- GOAL: From the records below, print only the part that opens with the line containing "What D3.js code" and closes with the line containing "6.5], [0, 6.1]];"; omit the pictures.

Code that draws figures:
────
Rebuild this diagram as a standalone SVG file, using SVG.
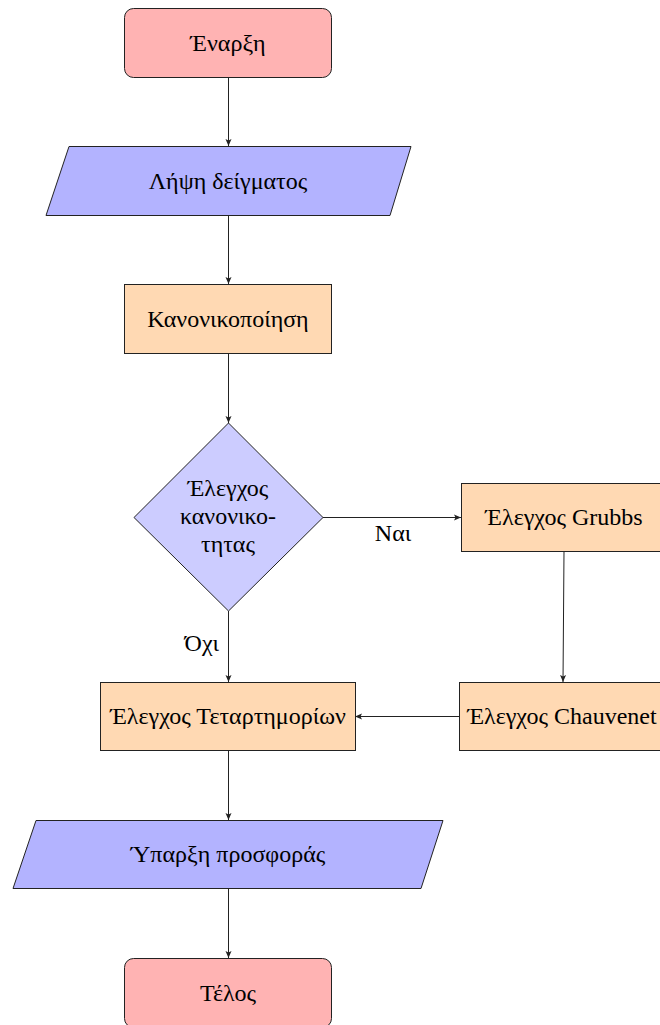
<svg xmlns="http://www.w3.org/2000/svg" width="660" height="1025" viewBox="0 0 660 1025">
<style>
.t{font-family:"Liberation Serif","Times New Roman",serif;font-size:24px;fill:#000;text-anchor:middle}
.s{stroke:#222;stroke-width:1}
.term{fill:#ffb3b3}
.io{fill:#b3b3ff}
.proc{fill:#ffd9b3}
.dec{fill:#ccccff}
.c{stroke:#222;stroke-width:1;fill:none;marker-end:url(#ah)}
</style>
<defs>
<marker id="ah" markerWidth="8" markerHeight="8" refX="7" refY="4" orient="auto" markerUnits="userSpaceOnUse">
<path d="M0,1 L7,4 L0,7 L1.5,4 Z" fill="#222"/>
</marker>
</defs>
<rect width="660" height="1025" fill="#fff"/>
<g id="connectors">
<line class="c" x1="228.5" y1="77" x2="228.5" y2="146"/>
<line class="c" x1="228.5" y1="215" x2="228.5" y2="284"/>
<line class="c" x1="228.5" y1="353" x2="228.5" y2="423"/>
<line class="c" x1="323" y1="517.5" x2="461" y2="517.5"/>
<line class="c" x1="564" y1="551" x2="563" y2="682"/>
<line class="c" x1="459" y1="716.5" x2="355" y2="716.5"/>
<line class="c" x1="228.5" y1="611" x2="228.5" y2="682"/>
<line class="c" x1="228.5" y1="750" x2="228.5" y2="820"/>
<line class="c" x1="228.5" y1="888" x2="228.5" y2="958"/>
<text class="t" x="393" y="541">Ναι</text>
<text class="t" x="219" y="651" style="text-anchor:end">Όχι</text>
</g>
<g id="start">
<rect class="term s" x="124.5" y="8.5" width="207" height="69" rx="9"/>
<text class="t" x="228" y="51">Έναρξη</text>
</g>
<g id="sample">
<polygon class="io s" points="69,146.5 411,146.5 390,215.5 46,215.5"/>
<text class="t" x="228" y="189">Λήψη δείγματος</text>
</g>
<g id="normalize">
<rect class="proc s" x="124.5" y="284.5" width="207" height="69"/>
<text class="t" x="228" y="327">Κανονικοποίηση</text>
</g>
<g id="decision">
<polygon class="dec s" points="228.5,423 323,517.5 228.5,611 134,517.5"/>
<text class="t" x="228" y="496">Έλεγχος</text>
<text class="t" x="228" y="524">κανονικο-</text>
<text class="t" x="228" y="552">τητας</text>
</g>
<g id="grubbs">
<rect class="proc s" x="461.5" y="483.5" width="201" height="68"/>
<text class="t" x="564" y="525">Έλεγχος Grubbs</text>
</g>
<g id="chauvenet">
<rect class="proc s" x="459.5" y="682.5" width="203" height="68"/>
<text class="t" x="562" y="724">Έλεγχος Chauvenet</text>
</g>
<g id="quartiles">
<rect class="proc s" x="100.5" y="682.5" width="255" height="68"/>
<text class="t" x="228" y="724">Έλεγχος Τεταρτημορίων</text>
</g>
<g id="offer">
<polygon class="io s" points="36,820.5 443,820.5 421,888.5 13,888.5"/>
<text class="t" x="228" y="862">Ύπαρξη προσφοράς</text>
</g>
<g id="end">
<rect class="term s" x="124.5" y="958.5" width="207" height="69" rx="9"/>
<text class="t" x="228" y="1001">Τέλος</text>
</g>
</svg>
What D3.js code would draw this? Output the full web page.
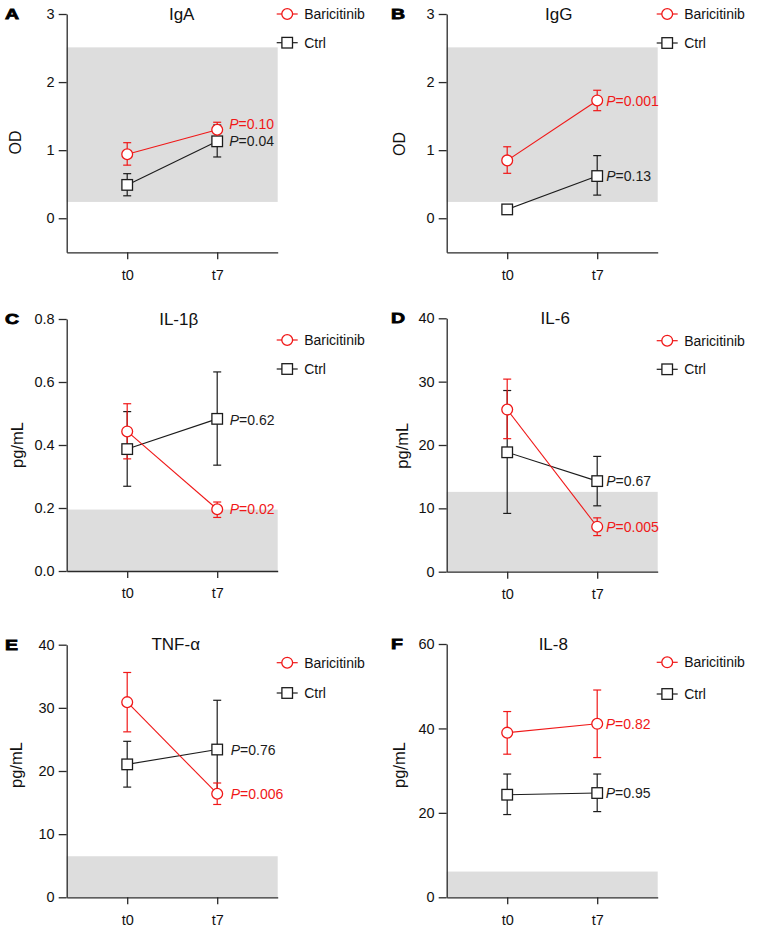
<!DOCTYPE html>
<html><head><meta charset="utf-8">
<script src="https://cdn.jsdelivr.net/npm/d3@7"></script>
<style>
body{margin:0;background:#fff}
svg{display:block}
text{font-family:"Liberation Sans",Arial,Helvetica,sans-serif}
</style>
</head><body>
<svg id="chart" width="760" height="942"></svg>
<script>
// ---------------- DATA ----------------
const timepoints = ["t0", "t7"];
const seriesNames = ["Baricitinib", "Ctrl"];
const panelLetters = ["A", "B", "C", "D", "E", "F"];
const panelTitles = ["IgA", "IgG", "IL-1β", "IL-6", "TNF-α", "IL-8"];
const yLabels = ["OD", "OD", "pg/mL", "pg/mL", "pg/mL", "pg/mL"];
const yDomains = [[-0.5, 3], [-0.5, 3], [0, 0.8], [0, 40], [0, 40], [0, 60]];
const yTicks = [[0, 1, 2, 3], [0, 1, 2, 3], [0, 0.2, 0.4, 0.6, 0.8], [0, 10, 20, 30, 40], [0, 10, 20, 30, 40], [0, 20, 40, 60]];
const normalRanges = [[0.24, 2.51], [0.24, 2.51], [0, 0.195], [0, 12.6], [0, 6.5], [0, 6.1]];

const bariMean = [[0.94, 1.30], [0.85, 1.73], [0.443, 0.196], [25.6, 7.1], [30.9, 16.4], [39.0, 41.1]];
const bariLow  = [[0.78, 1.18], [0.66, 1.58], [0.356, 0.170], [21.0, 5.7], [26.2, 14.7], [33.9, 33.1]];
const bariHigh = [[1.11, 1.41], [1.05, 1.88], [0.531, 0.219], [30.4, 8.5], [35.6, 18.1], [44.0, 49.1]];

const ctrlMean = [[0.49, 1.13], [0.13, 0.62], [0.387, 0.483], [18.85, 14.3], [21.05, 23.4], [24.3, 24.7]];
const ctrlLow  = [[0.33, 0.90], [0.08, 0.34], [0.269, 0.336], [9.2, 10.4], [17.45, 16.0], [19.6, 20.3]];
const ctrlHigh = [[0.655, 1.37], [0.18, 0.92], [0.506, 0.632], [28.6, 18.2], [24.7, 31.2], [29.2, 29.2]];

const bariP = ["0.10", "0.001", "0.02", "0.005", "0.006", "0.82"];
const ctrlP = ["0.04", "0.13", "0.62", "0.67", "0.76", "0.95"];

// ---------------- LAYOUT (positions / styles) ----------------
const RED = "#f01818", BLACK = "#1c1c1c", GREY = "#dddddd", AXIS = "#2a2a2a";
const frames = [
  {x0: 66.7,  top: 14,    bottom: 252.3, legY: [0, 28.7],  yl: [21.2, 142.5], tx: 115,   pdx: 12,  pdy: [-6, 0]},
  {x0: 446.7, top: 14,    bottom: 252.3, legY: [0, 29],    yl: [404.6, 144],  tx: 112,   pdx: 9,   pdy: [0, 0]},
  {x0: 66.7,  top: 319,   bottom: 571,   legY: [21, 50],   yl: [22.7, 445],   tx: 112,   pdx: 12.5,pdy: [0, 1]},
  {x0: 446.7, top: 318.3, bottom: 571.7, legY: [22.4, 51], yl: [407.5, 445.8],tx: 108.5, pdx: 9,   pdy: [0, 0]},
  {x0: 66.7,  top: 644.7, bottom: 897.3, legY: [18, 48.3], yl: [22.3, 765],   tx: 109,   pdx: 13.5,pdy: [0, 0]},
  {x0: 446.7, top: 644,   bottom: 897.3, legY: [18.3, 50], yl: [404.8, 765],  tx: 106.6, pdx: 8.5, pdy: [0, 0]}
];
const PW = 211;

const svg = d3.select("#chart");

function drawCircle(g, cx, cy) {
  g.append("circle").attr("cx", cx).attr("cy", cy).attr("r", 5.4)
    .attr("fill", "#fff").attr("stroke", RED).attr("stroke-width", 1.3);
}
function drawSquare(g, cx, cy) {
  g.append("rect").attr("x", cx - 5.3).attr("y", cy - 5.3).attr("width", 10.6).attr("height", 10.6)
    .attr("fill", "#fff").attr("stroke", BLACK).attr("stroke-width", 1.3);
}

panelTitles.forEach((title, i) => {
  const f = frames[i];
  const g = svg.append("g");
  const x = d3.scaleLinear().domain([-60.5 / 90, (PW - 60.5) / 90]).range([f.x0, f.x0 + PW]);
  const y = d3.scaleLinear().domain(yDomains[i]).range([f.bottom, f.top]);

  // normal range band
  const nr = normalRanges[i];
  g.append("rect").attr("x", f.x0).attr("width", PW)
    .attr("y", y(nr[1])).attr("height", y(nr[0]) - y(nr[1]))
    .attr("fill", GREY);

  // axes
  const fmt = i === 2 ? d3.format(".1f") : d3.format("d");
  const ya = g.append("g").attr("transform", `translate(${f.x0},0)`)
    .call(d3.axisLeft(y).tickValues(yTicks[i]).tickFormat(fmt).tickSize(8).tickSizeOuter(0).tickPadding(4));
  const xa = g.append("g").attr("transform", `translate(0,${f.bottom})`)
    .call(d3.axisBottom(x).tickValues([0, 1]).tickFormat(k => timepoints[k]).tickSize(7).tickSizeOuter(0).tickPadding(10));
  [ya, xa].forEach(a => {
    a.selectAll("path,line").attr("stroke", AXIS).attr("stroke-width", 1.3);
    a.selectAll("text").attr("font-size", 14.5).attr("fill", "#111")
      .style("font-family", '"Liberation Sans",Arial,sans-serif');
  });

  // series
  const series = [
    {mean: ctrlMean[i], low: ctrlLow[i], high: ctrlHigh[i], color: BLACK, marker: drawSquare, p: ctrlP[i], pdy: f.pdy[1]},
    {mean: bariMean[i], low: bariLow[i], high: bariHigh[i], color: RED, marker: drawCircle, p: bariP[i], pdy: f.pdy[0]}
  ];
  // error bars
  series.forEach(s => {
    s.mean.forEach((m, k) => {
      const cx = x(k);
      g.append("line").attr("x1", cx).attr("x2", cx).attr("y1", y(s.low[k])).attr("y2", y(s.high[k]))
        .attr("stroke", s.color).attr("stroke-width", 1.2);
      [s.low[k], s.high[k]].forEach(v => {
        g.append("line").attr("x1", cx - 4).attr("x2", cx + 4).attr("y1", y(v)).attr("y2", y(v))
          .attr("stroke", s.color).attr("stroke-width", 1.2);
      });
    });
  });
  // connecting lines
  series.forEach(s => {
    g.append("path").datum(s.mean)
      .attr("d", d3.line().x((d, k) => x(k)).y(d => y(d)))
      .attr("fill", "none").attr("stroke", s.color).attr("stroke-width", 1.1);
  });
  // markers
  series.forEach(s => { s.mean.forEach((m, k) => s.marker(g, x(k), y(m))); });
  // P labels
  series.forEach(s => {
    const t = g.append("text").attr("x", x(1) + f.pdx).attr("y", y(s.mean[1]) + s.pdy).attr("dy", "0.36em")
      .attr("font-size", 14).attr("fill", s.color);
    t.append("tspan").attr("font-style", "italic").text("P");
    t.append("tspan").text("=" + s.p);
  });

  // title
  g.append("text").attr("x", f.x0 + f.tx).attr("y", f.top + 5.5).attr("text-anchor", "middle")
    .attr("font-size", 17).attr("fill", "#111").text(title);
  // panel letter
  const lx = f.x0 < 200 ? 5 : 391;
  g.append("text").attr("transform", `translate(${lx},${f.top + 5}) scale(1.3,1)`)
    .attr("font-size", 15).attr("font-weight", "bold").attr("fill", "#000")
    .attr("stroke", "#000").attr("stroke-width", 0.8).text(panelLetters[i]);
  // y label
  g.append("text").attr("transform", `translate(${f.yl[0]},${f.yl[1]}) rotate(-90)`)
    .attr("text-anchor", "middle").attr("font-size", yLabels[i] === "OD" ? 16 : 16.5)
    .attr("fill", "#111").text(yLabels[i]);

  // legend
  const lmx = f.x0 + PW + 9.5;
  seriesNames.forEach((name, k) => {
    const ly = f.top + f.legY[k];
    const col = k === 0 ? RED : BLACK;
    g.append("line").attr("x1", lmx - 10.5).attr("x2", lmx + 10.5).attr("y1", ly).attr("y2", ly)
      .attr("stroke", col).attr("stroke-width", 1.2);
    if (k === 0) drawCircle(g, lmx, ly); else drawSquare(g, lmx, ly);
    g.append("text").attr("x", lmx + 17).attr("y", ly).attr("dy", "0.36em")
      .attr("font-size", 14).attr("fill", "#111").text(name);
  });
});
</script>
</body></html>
────
- ANSWER TO THE EXERCISE:
What D3.js code would draw this? Output the full web page.
<!DOCTYPE html>
<html><head><meta charset="utf-8">
<script src="https://cdn.jsdelivr.net/npm/d3@7"></script>
<style>
body{margin:0;background:#fff}
svg{display:block}
text{font-family:"Liberation Sans",Arial,Helvetica,sans-serif}
</style>
</head><body>
<svg id="chart" width="760" height="942"></svg>
<script>
// ---------------- DATA ----------------
const timepoints = ["t0", "t7"];
const seriesNames = ["Baricitinib", "Ctrl"];
const panelLetters = ["A", "B", "C", "D", "E", "F"];
const panelTitles = ["IgA", "IgG", "IL-1β", "IL-6", "TNF-α", "IL-8"];
const yLabels = ["OD", "OD", "pg/mL", "pg/mL", "pg/mL", "pg/mL"];
const yDomains = [[-0.5, 3], [-0.5, 3], [0, 0.8], [0, 40], [0, 40], [0, 60]];
const yTicks = [[0, 1, 2, 3], [0, 1, 2, 3], [0, 0.2, 0.4, 0.6, 0.8], [0, 10, 20, 30, 40], [0, 10, 20, 30, 40], [0, 20, 40, 60]];
const normalRanges = [[0.24, 2.51], [0.24, 2.51], [0, 0.195], [0, 12.6], [0, 6.5], [0, 6.1]];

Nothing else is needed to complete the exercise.